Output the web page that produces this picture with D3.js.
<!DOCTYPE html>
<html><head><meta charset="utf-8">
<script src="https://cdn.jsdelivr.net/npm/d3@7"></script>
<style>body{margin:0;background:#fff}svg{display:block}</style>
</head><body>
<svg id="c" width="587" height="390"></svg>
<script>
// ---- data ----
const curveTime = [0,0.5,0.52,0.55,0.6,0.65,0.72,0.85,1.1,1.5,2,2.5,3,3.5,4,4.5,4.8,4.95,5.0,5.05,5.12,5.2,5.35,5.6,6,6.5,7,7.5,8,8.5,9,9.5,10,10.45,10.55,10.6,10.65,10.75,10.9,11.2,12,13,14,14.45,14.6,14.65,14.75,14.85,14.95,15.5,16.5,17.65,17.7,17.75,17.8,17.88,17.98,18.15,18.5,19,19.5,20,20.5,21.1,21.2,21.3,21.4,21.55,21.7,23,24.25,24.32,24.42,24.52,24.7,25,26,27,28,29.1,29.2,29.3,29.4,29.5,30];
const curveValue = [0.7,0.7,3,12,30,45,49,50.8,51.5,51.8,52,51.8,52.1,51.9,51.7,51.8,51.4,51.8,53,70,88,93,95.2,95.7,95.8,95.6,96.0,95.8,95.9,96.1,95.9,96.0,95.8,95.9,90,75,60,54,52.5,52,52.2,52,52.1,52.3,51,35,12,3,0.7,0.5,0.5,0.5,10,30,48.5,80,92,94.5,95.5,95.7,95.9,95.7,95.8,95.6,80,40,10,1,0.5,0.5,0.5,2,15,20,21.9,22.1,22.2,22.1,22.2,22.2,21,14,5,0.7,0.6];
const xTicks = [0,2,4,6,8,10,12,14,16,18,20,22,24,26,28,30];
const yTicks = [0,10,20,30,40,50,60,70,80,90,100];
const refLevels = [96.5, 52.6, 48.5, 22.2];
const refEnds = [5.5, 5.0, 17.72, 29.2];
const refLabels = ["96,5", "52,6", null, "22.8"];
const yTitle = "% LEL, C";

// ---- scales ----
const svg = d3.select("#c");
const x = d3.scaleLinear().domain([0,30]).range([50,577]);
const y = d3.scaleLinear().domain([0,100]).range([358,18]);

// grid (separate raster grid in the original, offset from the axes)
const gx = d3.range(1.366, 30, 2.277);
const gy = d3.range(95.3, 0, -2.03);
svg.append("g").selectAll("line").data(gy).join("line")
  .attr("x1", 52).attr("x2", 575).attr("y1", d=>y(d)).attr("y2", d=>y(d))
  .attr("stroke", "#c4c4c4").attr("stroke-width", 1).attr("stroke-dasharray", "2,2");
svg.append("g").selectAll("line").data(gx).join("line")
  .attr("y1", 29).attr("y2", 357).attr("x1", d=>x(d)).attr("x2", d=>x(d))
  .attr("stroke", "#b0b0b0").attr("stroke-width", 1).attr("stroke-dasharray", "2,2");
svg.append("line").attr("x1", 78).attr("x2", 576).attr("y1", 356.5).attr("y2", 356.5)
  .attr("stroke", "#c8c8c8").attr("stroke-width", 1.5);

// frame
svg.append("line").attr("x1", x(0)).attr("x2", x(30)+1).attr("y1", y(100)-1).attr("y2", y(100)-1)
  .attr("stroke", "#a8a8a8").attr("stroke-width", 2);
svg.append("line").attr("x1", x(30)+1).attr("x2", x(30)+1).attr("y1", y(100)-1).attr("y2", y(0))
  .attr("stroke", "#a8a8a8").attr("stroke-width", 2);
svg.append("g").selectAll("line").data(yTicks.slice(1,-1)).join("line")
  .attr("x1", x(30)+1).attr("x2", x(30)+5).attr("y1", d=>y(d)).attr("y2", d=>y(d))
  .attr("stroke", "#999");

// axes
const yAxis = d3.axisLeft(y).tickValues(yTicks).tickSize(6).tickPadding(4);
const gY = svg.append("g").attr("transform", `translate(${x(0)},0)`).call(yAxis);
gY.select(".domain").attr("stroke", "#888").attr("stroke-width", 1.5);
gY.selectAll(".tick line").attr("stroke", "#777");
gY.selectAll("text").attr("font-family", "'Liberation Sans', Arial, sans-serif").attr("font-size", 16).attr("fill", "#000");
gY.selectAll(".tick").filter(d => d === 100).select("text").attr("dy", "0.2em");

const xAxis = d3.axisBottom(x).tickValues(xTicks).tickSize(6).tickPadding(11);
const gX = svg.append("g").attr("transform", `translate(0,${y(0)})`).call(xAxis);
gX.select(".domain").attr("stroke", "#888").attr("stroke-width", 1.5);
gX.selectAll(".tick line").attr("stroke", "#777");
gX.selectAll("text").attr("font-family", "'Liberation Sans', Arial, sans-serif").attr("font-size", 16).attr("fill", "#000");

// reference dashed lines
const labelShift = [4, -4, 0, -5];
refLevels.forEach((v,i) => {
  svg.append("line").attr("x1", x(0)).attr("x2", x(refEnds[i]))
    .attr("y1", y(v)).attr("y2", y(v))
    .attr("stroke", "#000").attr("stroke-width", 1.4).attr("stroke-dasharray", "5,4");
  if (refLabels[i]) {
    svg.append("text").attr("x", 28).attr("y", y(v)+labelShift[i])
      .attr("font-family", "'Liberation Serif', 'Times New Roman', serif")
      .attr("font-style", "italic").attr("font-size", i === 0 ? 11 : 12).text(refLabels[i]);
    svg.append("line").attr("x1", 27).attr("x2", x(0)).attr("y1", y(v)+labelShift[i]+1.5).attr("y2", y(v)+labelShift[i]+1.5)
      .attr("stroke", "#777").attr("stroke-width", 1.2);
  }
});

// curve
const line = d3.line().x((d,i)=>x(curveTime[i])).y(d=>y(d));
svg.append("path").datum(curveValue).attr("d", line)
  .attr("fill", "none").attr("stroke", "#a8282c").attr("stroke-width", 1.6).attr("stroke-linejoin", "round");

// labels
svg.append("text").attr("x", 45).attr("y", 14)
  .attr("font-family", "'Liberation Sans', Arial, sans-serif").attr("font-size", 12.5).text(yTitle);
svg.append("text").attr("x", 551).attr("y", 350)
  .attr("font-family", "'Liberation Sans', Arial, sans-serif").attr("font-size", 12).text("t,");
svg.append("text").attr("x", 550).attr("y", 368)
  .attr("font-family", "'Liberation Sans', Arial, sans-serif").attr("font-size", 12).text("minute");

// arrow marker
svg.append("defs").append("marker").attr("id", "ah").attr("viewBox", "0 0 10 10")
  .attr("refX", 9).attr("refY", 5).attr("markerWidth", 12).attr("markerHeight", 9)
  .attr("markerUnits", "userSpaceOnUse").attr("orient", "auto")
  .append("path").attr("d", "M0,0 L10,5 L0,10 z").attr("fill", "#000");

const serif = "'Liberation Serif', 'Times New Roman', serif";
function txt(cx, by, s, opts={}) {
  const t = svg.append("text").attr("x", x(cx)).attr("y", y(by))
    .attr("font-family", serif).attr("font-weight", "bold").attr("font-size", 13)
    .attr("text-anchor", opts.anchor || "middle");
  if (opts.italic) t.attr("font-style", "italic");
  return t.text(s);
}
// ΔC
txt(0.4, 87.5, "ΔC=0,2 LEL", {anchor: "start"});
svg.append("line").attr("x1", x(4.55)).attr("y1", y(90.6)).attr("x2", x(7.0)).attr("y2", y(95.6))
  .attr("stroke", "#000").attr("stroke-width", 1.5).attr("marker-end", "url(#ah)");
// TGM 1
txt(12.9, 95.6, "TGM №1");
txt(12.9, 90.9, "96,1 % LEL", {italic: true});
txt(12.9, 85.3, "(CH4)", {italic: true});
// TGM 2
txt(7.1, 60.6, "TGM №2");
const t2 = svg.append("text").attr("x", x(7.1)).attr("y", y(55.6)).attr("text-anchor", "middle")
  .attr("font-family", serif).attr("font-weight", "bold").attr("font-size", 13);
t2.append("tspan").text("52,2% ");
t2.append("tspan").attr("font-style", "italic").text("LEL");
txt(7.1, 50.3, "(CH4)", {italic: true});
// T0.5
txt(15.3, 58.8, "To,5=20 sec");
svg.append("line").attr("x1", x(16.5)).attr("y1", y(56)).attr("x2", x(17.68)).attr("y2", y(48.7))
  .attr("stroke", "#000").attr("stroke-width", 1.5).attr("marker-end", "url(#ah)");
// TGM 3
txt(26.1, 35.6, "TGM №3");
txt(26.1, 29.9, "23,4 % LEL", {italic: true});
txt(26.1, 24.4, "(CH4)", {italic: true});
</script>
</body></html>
——————
• Directions for this task:
Only the lines from the start of the data to the line holding "const y = d3.scaleLinear().domain([0,100]).range([358,18]);" are wanted; return them exactly, both ends included.

• Answer to this problem:
Output the web page that produces this picture with D3.js.
<!DOCTYPE html>
<html><head><meta charset="utf-8">
<script src="https://cdn.jsdelivr.net/npm/d3@7"></script>
<style>body{margin:0;background:#fff}svg{display:block}</style>
</head><body>
<svg id="c" width="587" height="390"></svg>
<script>
// ---- data ----
const curveTime = [0,0.5,0.52,0.55,0.6,0.65,0.72,0.85,1.1,1.5,2,2.5,3,3.5,4,4.5,4.8,4.95,5.0,5.05,5.12,5.2,5.35,5.6,6,6.5,7,7.5,8,8.5,9,9.5,10,10.45,10.55,10.6,10.65,10.75,10.9,11.2,12,13,14,14.45,14.6,14.65,14.75,14.85,14.95,15.5,16.5,17.65,17.7,17.75,17.8,17.88,17.98,18.15,18.5,19,19.5,20,20.5,21.1,21.2,21.3,21.4,21.55,21.7,23,24.25,24.32,24.42,24.52,24.7,25,26,27,28,29.1,29.2,29.3,29.4,29.5,30];
const curveValue = [0.7,0.7,3,12,30,45,49,50.8,51.5,51.8,52,51.8,52.1,51.9,51.7,51.8,51.4,51.8,53,70,88,93,95.2,95.7,95.8,95.6,96.0,95.8,95.9,96.1,95.9,96.0,95.8,95.9,90,75,60,54,52.5,52,52.2,52,52.1,52.3,51,35,12,3,0.7,0.5,0.5,0.5,10,30,48.5,80,92,94.5,95.5,95.7,95.9,95.7,95.8,95.6,80,40,10,1,0.5,0.5,0.5,2,15,20,21.9,22.1,22.2,22.1,22.2,22.2,21,14,5,0.7,0.6];
const xTicks = [0,2,4,6,8,10,12,14,16,18,20,22,24,26,28,30];
const yTicks = [0,10,20,30,40,50,60,70,80,90,100];
const refLevels = [96.5, 52.6, 48.5, 22.2];
const refEnds = [5.5, 5.0, 17.72, 29.2];
const refLabels = ["96,5", "52,6", null, "22.8"];
const yTitle = "% LEL, C";

// ---- scales ----
const svg = d3.select("#c");
const x = d3.scaleLinear().domain([0,30]).range([50,577]);
const y = d3.scaleLinear().domain([0,100]).range([358,18]);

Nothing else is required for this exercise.